**Given exercise:**
Copy every line that contains the string "this" from the entries below.

**Information given:**
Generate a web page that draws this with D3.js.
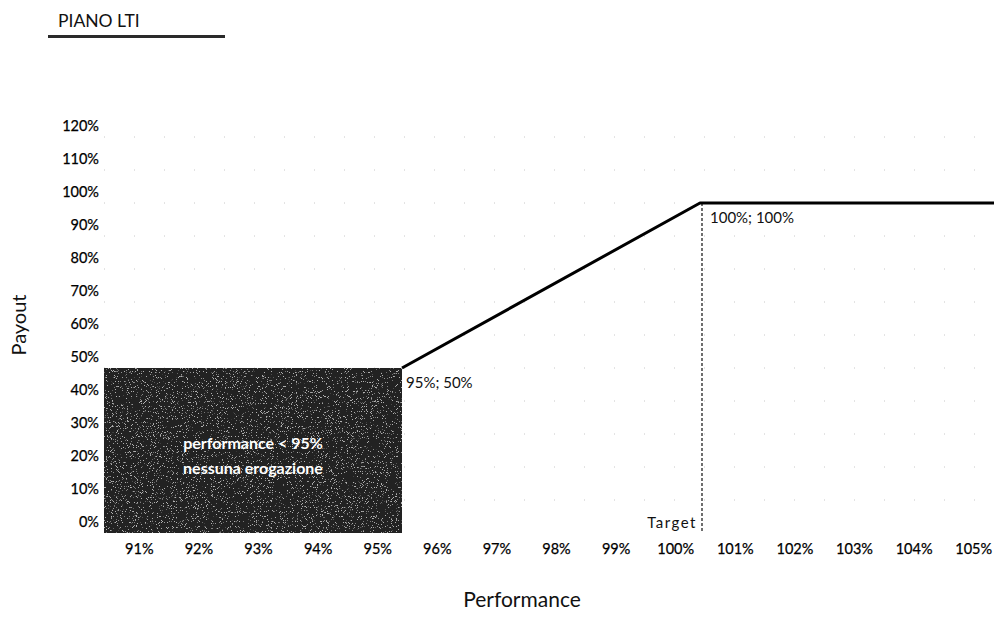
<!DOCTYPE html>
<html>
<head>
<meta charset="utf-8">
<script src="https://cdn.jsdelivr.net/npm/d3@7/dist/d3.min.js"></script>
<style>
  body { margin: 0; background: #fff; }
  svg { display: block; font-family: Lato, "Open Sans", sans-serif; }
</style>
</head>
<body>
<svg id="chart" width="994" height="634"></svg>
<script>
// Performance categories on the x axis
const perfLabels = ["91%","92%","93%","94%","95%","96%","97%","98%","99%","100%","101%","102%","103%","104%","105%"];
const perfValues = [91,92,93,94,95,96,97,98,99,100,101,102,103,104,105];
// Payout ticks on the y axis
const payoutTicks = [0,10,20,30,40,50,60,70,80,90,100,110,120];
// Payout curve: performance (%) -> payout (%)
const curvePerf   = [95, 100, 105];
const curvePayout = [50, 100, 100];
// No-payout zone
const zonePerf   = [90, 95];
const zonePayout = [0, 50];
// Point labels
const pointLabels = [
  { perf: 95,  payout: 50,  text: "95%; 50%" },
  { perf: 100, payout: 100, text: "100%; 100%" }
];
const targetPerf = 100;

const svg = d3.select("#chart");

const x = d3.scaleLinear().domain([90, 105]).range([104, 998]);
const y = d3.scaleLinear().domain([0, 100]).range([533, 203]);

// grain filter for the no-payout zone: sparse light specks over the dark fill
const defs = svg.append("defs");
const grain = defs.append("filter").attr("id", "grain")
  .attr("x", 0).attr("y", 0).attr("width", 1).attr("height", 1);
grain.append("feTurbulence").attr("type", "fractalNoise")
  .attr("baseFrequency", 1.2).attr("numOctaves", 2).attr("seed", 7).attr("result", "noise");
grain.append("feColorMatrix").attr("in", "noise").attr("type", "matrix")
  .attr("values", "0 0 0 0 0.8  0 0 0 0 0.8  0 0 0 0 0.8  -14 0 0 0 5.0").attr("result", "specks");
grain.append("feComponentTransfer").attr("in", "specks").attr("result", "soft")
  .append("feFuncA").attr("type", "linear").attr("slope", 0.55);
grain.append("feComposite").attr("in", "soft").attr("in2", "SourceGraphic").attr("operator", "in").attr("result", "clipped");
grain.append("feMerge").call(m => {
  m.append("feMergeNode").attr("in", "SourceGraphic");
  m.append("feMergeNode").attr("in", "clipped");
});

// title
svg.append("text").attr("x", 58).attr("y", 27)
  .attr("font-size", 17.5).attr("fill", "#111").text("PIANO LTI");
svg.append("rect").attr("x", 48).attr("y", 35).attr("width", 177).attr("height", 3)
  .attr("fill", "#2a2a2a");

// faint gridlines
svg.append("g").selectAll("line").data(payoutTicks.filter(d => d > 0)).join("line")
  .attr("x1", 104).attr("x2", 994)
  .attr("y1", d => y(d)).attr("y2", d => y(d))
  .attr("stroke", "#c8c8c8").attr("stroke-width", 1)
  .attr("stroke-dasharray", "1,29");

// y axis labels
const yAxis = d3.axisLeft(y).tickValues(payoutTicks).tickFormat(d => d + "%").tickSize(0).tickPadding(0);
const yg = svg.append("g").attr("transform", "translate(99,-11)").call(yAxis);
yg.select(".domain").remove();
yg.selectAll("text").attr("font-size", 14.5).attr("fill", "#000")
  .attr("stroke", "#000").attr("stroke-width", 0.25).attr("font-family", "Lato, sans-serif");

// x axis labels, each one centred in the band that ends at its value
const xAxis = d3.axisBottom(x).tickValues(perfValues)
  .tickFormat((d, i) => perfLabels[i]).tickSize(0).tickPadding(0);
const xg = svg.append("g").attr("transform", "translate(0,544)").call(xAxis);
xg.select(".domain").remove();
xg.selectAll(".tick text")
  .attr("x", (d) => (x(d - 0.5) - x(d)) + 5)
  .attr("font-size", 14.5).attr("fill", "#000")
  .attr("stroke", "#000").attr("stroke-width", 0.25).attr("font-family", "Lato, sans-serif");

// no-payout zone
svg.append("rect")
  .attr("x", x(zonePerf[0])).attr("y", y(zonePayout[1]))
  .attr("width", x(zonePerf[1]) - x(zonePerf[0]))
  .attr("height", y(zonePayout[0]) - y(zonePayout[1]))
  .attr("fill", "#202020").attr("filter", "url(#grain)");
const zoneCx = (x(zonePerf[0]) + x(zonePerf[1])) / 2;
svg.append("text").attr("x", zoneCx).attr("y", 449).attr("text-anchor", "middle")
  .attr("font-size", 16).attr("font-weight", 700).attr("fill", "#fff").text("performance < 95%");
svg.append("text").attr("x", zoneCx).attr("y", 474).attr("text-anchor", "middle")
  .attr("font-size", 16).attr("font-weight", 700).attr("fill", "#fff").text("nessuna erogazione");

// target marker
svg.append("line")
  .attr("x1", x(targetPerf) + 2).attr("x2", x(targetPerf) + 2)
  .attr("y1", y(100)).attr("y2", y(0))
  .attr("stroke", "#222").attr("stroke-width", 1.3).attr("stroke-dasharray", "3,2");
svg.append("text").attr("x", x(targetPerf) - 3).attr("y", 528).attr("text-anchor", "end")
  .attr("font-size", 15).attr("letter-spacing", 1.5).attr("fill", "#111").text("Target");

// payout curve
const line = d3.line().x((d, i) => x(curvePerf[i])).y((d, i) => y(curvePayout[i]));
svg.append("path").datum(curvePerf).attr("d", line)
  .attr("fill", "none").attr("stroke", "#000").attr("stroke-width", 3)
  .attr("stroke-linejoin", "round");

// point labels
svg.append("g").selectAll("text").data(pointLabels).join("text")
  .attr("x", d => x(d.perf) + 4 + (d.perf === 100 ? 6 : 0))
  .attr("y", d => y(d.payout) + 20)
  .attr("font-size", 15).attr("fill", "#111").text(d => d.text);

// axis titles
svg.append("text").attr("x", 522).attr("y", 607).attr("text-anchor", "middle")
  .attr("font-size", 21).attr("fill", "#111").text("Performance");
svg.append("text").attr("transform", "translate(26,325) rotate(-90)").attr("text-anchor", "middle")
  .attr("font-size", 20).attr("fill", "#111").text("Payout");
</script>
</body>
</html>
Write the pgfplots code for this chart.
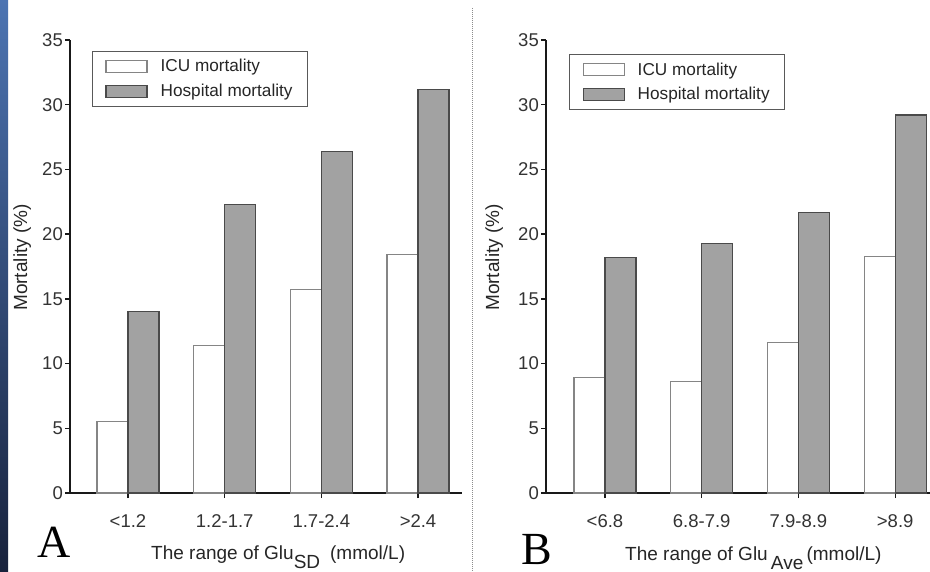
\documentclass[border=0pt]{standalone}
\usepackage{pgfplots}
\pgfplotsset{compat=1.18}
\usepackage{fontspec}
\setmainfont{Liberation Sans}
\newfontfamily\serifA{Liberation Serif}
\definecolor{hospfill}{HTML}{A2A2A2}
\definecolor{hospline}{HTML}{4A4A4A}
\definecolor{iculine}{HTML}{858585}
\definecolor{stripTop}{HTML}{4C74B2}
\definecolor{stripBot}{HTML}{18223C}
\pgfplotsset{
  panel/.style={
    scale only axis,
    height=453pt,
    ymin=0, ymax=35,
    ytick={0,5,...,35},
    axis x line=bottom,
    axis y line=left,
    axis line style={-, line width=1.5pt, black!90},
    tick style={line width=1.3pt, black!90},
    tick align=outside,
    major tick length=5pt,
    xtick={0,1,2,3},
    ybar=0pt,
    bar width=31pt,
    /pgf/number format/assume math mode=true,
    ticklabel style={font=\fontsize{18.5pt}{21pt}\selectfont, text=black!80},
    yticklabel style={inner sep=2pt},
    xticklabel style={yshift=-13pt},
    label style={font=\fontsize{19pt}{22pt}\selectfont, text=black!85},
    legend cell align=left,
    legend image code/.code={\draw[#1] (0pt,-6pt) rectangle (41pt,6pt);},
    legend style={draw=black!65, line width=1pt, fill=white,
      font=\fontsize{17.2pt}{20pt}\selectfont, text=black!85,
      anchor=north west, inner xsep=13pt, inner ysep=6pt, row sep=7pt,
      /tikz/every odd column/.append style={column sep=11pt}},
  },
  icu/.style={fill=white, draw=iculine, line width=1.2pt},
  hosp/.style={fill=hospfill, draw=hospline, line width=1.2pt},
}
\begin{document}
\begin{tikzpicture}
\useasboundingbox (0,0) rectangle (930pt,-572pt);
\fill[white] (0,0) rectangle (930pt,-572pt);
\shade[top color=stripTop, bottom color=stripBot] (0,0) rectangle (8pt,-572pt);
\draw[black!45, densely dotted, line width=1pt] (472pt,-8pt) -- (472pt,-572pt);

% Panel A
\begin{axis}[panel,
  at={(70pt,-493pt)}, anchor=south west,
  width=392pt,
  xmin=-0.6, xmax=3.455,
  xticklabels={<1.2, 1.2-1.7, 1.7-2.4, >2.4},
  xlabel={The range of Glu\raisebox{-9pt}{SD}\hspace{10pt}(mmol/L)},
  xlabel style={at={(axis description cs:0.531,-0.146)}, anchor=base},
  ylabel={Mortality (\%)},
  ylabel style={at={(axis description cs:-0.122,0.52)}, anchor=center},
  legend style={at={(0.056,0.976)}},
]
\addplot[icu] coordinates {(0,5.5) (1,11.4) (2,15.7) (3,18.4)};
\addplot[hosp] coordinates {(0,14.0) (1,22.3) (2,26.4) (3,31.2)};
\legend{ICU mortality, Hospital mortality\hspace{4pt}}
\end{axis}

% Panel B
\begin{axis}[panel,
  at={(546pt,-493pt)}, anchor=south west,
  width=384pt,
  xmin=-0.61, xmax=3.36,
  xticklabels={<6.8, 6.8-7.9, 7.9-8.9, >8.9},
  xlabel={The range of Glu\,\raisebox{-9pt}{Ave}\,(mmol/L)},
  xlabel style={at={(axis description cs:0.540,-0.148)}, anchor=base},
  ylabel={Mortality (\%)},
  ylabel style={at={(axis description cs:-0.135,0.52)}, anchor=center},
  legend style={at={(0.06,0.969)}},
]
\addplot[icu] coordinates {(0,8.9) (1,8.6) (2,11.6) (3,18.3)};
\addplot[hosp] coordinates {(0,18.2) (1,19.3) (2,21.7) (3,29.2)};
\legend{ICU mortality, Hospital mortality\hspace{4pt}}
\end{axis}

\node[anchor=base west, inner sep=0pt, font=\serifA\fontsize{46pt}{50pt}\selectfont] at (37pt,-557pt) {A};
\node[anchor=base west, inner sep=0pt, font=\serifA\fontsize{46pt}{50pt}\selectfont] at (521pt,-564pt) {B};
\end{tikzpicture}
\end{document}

**Final answer:**
Generate a web page that draws this with D3.js.
Write the pgfplots code for this chart.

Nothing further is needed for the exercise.